Steer clear of tools designed to stop pulling through discomfort or pain. They may suppress the behaviour in the moment, yet they don't teach your dog what to do instead, and they can damage the trust that good walks are built on. A standard leash of comfortable length, held loosely, works far better than anything that relies on a pinch or a jolt. If your dog coughs, gags, or strains hard against a collar, or seems sore afterward, talk to your veterinarian, who can check that nothing physical is making walks uncomfortable.
Whatever gear you choose, fit it properly. A harness that's too loose can slip, and one that's too tight can rub. When in doubt, ask a shop that lets you try sizes, or check with your vet about a fit that suits your dog's build.
Loose-leash walking is a skill your dog builds through repetition, not a switch you flip once. There will be days when your dog walks like a dream and days when a squirrel undoes weeks of practice. Expect the wobble, shrug it off, and go back to the same calm rules the next time out.

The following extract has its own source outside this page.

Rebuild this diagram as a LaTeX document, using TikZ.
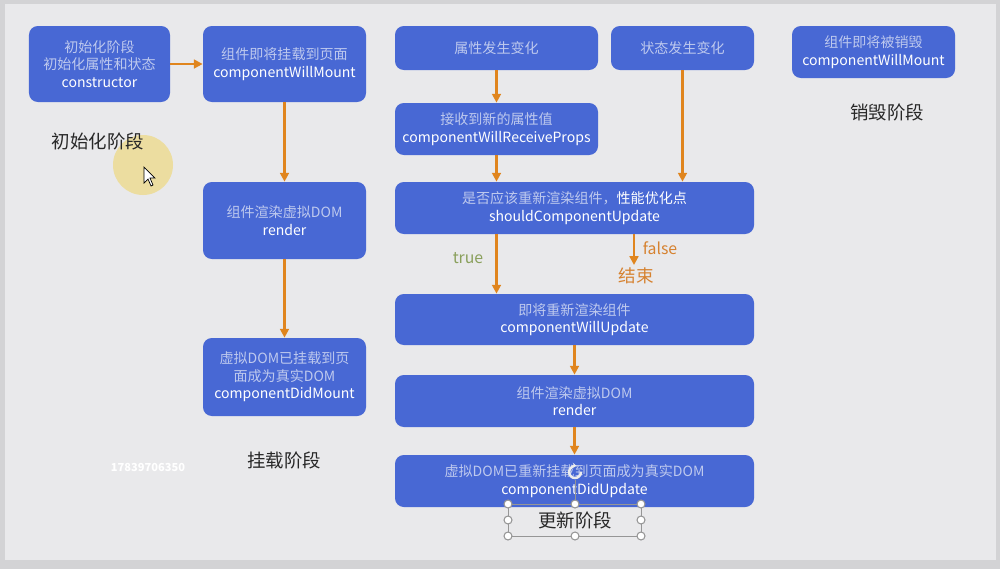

It also pays to keep your own habits consistent, because dogs are quick to spot when the rules bend. If you hold firm on quiet streets but let your dog tow you the last stretch home because you're tired, that inconsistency teaches your dog that pulling sometimes works, and "sometimes" is more than enough to keep a habit alive. Decide that a tight leash always stops the walk, and mean it every time. The dogs who learn fastest are usually the ones whose people never waver.
It also helps to make sure your dog isn't storming out the door with a full tank of unspent energy. A dog that's under-exercised is far harder to walk politely, so a good routine of movement and play smooths everything, and you can read more on how to exercise your dog every day. The same reward-based mindset you use on the leash runs through all early teaching, so it fits neatly alongside how you train a puppy the basics.
Keep your sessions short and upbeat, celebrate the loose-leash moments loudly, and let the tight ones simply stop the walk without drama. Do that consistently and the pulling loosens week by week, until a relaxed walk together becomes the ordinary way you both head out the door.